A number of complementary, synergistic advances are reported herein. First, we describe the 'first-time' synthesis of ultrathin Ru2Co1 nanowires (NWs) possessing average diameters of 2.3 ± 0.5 nm using a modified surfactant-mediated protocol. Second, we utilize a combination of quantitative EDS, EDS mapping (along with accompanying line-scan profiles), and EXAFS spectroscopy results to probe the local atomic structure of not only novel Ru2Co1 NWs but also 'control' samples of analogous ultrathin Ru1Pt1, Au1Ag1, Pd1Pt1, and Pd1Pt9 NWs. We demonstrate that ultrathin NWs possess an atomic-level geometry that is fundamentally dependent upon their intrinsic chemical composition. In the case of the PdPt NW series, EDS mapping data are consistent with the formation of a homogeneous alloy, a finding further corroborated by EXAFS analysis. By contrast, EXAFS analysis results for both Ru1Pt1 and Ru2Co1 imply the generation of homophilic structures in which there is a strong tendency for the clustering of 'like' atoms; associated EDS results for Ru1Pt1 convey the same conclusion, namely the production of a heterogeneous structure.
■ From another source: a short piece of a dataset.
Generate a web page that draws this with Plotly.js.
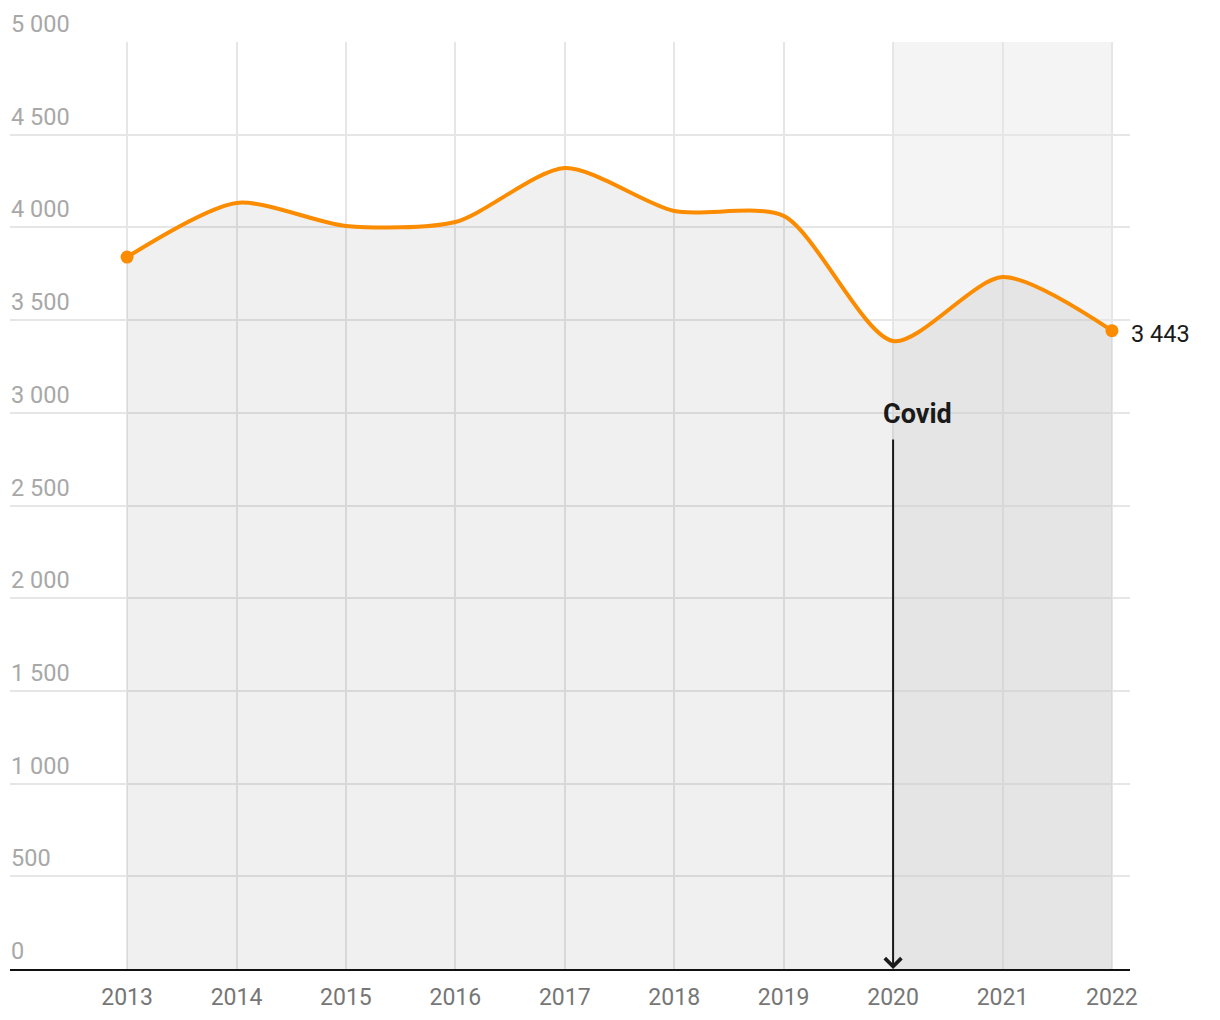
<!DOCTYPE html>
<html>
<head>
<meta charset="utf-8">
<script src="https://cdn.plot.ly/plotly-3.0.1.min.js"></script>
<style>
  html, body { margin: 0; padding: 0; background: #ffffff; }
  #chart { width: 1220px; height: 1020px; }
</style>
</head>
<body>
<div id="chart"></div>
<script>
// ---- data ----
const years = [2013, 2014, 2015, 2016, 2017, 2018, 2019, 2020, 2021, 2022];
const values = [3840, 4132, 4008, 4029, 4320, 4088, 4062, 3387, 3732, 3443];
const yTicks = [0, 500, 1000, 1500, 2000, 2500, 3000, 3500, 4000, 4500, 5000];
const covidYear = 2020;
const covidLabel = "Covid";
const covidLabelValue = 3000;
const covidArrowTop = 2864;

function fmt(v) {
  return String(Math.round(v)).replace(/\B(?=(\d{3})+(?!\d))/g, " ");
}

const FONT = "Roboto, 'Noto Sans', sans-serif";
const ORANGE = "#fb8c00";
const n = years.length;

const traces = [
  {
    x: years, y: values, type: "scatter", mode: "lines",
    line: { color: ORANGE, width: 4, shape: "spline", smoothing: 0.75 },
    fill: "tozeroy", fillcolor: "rgba(0,0,0,0.058)",
    hoverinfo: "skip", cliponaxis: false
  },
  {
    x: [years[0], years[n - 1]], y: [values[0], values[n - 1]],
    type: "scatter", mode: "markers",
    marker: { color: ORANGE, size: 13 },
    hoverinfo: "skip", cliponaxis: false
  }
];

const annotations = [];
yTicks.forEach(t => {
  annotations.push({
    xref: "paper", yref: "y", x: 0, y: t, xanchor: "left", yanchor: "bottom",
    text: fmt(t), showarrow: false, yshift: 2, xshift: -1,
    font: { family: FONT, size: 23.5, color: "#a8a8a8" }
  });
});
annotations.push({
  xref: "x", yref: "y", x: years[n - 1], y: values[n - 1],
  xanchor: "left", yanchor: "middle", xshift: 17, yshift: -3,
  text: fmt(values[n - 1]), showarrow: false,
  font: { family: FONT, size: 23.5, color: "#1a1a1a" }
});
annotations.push({
  xref: "x", yref: "y", x: covidYear, y: covidLabelValue,
  xanchor: "left", yanchor: "middle", xshift: -12, yshift: -1,
  text: "<b>" + covidLabel + "</b>", showarrow: false,
  font: { family: FONT, size: 27, color: "#1a1a1a" }
});
annotations.push({
  xref: "x", yref: "y", x: covidYear, y: 0,
  axref: "x", ayref: "y", ax: covidYear, ay: covidArrowTop,
  text: "", showarrow: true, arrowhead: 4, arrowsize: 1.6, arrowwidth: 2,
  arrowcolor: "#1a1a1a", standoff: 0, startstandoff: 0
});

const layout = {
  width: 1220, height: 1020,
  margin: { l: 10, r: 90, t: 42, b: 51 },
  paper_bgcolor: "#ffffff", plot_bgcolor: "#ffffff",
  showlegend: false,
  font: { family: FONT },
  xaxis: {
    range: [2011.93, 2022.165],
    tickvals: years, ticktext: years.map(String),
    showgrid: true, gridcolor: "#e6e6e6", gridwidth: 2,
    zeroline: false, showline: true, linecolor: "#111111", linewidth: 2,
    ticks: "", ticklabelstandoff: 6,
    tickfont: { family: FONT, size: 23, color: "#767676" },
    fixedrange: true
  },
  yaxis: {
    range: [0, 5000],
    tickvals: yTicks, showticklabels: false,
    showgrid: true, gridcolor: "#e6e6e6", gridwidth: 2,
    zeroline: false, showline: false, ticks: "",
    fixedrange: true
  },
  shapes: [
    {
      type: "rect", xref: "x", yref: "y",
      x0: covidYear, x1: years[n - 1], y0: 0, y1: yTicks[yTicks.length - 1],
      fillcolor: "#f4f4f4", line: { width: 0 }, layer: "below"
    }
  ],
  annotations: annotations
};

Plotly.newPlot("chart", traces, layout, { staticPlot: true, displayModeBar: false });
</script>
</body>
</html>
Conversely, EDS mapping data for Ru2Co1 suggests a uniform distribution of both elements. In the singular case of Au1Ag1, EDS mapping results are suggestive of a homogeneous alloy, whereas EXAFS analysis pointed to Ag segregation at the surface and an Au-rich core, within the context of a core-shell structure. These cumulative outcomes indicate that only a combined consideration of both EDS and EXAFS results can provide for an accurate representation of the local atomic structure of ultrathin NW motifs.